**Progress thus far:**

- calculus/all.py is modified so that sage recognizes the creation of callable symbolic matrices via function notation. In particular:
sage: m(X) = [[cos(X), -sin(X)],[sin(X), cos(X)]]

and is now valid syntax.

sage.matrix.matrix2.Matrix now has a method function() so the function notation syntax correctly returns a callable matrix. *However,* the method function() currently is creating a matrix of type Matrix_generic_dense; in analogy to the vector this this should probably be Matrix_callable_symbolic_dense. I'm unsure how significant an issue this is as most of the important things work. This certain *does* affect how these matrices are displayed - in all the following examples, the entries are of the form "X> f(X)" where what should probably be output is something like "X> [f(X), g(X)]\n[h(X), j(X)]".
- Things that work correctly:
sage: m(pi/2)
[ 0 -1]
[ 1 0]
sage: m.trace()
X |--> 2*cos(X)
sage: m(3).eigenvalues()
[-I*sin(3) + cos(3), I*sin(3) + cos(3)]
sage: m.derivative()
[X |--> -sin(X) X |--> -cos(X)]
[ X |--> cos(X) X |--> -sin(X)]
sage: m.kernel()
Vector space of degree 2 and dimension 0 over Callable function ring with arguments (X,)
Basis matrix:
[]
sage: m.image()
Vector space of degree 2 and dimension 2 over Callable function ring with arguments (X,)
Basis matrix:
[X |--> 1 X |--> 0]
[X |--> 0 X |--> 1]

Things that don't work (and should?):

sage: m.eigenvalues()
NotImplementedError ...

Things that I'm not sure about/work incorrectly(?):

sage: m.charpoly()
(X |--> 1)*x^2 + (X |--> -2*cos(X))*x + X |--> sin(X)^2 + cos(X)^2
sage: m.echelon_form()
[X |--> 1 X |--> 0]
[X |--> 0 X |--> 1]

**What remains to do:**

- Matrix.function() is defined in sage/matrix/matrix2.pyx. It might be better placed in sage/matrix/matrix_generic_dense.pyx as the method for function() is defined only for FreeModuleElement_generic_dense. (Minor)

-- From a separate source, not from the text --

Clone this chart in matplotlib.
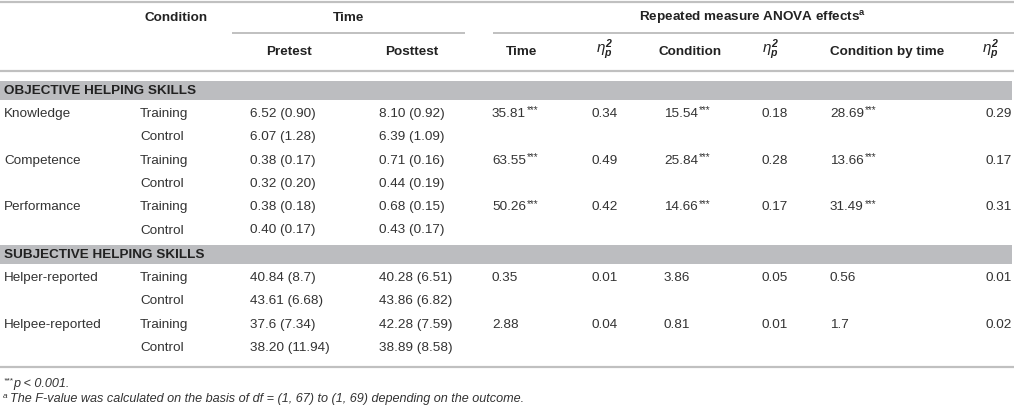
import matplotlib
matplotlib.use("Agg")
import matplotlib.pyplot as plt

plt.rcParams['font.family'] = ['Liberation Sans', 'DejaVu Sans']
plt.rcParams['mathtext.fontset'] = 'custom'
plt.rcParams['mathtext.rm'] = 'Liberation Sans'
plt.rcParams['mathtext.it'] = 'Liberation Sans:italic'
plt.rcParams['mathtext.bf'] = 'Liberation Sans:bold:italic'
plt.rcParams['mathtext.sf'] = 'Liberation Sans:bold'

# ---- data ----
sections = ["OBJECTIVE HELPING SKILLS", "SUBJECTIVE HELPING SKILLS"]
measures = ["Knowledge", "Competence", "Performance", "Helper-reported", "Helpee-reported"]
measure_section = [0, 0, 0, 1, 1]
conditions = ["Training", "Control"]
pretest = [["6.52 (0.90)", "6.07 (1.28)"], ["0.38 (0.17)", "0.32 (0.20)"],
           ["0.38 (0.18)", "0.40 (0.17)"], ["40.84 (8.7)", "43.61 (6.68)"],
           ["37.6 (7.34)", "38.20 (11.94)"]]
posttest = [["8.10 (0.92)", "6.39 (1.09)"], ["0.71 (0.16)", "0.44 (0.19)"],
            ["0.68 (0.15)", "0.43 (0.17)"], ["40.28 (6.51)", "43.86 (6.82)"],
            ["42.28 (7.59)", "38.89 (8.58)"]]
time_F = ["35.81", "63.55", "50.26", "0.35", "2.88"]
time_sig = ["***", "***", "***", "", ""]
time_eta = ["0.34", "0.49", "0.42", "0.01", "0.04"]
cond_F = ["15.54", "25.84", "14.66", "3.86", "0.81"]
cond_sig = ["***", "***", "***", "", ""]
cond_eta = ["0.18", "0.28", "0.17", "0.05", "0.01"]
cbt_F = ["28.69", "13.66", "31.49", "0.56", "1.7"]
cbt_sig = ["***", "***", "***", "", ""]
cbt_eta = ["0.29", "0.17", "0.31", "0.01", "0.02"]

header_top = ["Condition", "Time", "Repeated measure ANOVA effects"]
ETA = r"$\eta_{\mathbf{p}}^{\mathbf{2}}$"
header_sub = ["Pretest", "Posttest", "Time", ETA, "Condition", ETA, "Condition by time", ETA]
foot1 = "p < 0.001."
foot2 = "The F-value was calculated on the basis of df = (1, 67) to (1, 69) depending on the outcome."

# ---- layout ----
W, H = 1014, 408
fig = plt.figure(figsize=(W / 100, H / 100), dpi=100)
ax = fig.add_axes([0, 0, 1, 1])
ax.set_xlim(0, W)
ax.set_ylim(H, 0)
ax.axis('off')

TXT = '#333333'
HDR = '#222222'
LINE = '#c0c0c0'
BAND = '#bcbdc0'
FS = 9.7

def hline(y, x0=0, x1=W, lw=1.6):
    ax.plot([x0, x1], [y, y], color=LINE, lw=lw, solid_capstyle='butt')

hline(1.5)
hline(33, 232, 465, 1.4)
hline(33, 493, W, 1.4)
hline(71)
hline(367)

# headers
ax.text(176, 18, header_top[0], ha='center', va='center', fontsize=FS, fontweight='bold', color=HDR)
ax.text(349, 18, header_top[1], ha='center', va='center', fontsize=FS, fontweight='bold', color=HDR)
ax.text(753, 18, header_top[2] + r"$^{\mathsf{a}}$", ha='center', va='center', fontsize=FS,
        fontweight='bold', color=HDR)
sub_x = [289, 412, 522, 604, 690, 770, 887, 990]
for x, t in zip(sub_x, header_sub):
    if t.startswith('$'):
        ax.text(x, 50, t, ha='center', va='center', fontsize=FS * 1.12, color=HDR)
    else:
        ax.text(x, 52, t, ha='center', va='center', fontsize=FS, fontweight='bold', color=HDR)

col_label = 4
col_cond = 140
col_pre = 250
col_post = 379
col_tF = 492
col_te = 591
col_cF = 664
col_ce = 762
col_bF = 830
col_be = 985

fig.canvas.draw()
rend = fig.canvas.get_renderer()

def value_with_sig(x, y, val, sig):
    t = ax.text(x, y, val, ha='left', va='center', fontsize=FS, color=TXT)
    if sig:
        bb = t.get_window_extent(rend)
        ax.annotate(sig, xy=(x, y), xycoords='data', xytext=(bb.width * 72 / 100 + 0.6, 2.6),
                    textcoords='offset points', ha='left', va='center', fontsize=FS * 0.72, color=TXT)

band_y = [(81, 100), (245, 264)]
row_start = [114, 278]
row_step = 23.3
for s, (b0, b1) in enumerate(band_y):
    ax.fill_between([0, 1012], b0, b1, color=BAND, lw=0)
    ax.text(col_label, (b0 + b1) / 2 + 0.5, sections[s], ha='left', va='center', fontsize=FS,
            fontweight='bold', color=HDR)
    idx = [i for i, m in enumerate(measure_section) if m == s]
    for k, i in enumerate(idx):
        for c in range(2):
            y = row_start[s] + (2 * k + c) * row_step
            if c == 0:
                ax.text(col_label, y, measures[i], ha='left', va='center', fontsize=FS, color=TXT)
                value_with_sig(col_tF, y, time_F[i], time_sig[i])
                ax.text(col_te, y, time_eta[i], ha='left', va='center', fontsize=FS, color=TXT)
                value_with_sig(col_cF, y, cond_F[i], cond_sig[i])
                ax.text(col_ce, y, cond_eta[i], ha='left', va='center', fontsize=FS, color=TXT)
                value_with_sig(col_bF, y, cbt_F[i], cbt_sig[i])
                ax.text(col_be, y, cbt_eta[i], ha='left', va='center', fontsize=FS, color=TXT)
            ax.text(col_cond, y, conditions[c], ha='left', va='center', fontsize=FS, color=TXT)
            ax.text(col_pre, y, pretest[i][c], ha='left', va='center', fontsize=FS, color=TXT)
            ax.text(col_post, y, posttest[i][c], ha='left', va='center', fontsize=FS, color=TXT)

# footnotes
FFS = 9.1
ax.text(4, 381, "***", ha='left', va='center', fontsize=FFS * 0.65, color=TXT, style='italic')
ax.text(13, 384, foot1, ha='left', va='center', fontsize=FFS, color=TXT, style='italic')
ax.text(3, 396, "a", ha='left', va='center', fontsize=FFS * 0.65, color=TXT, style='italic')
ax.text(10, 399, foot2, ha='left', va='center', fontsize=FFS, color=TXT, style='italic')

fig.savefig('out.png', dpi=100)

- Matrix.function() is written as an exact analog to FreeModuleElement_generic_dense.function(). This is the cause of the problem I mentioned in (2). I think the root of the problem is that the vector case is being coerced to the correct class via the category framework and the matrix class is currently lacks the code needed to coerce correctly. It's also quite possible there's a better way to write this method. I've looked through some of the matrix and module code however, and I don't yet have any sensible ideas.

- Generalizing from (2) I've tried to make function notation for matrices as similar to function notation for vectors as similar as possible. Is this sensible, or are there enough salient differences that this is unreasonable?

- The file sage/matrix/matrix_callable_symbolic_dense.py purposely produces several doctest failures due again to the type issue in (2). Any other failures should be considered bugs.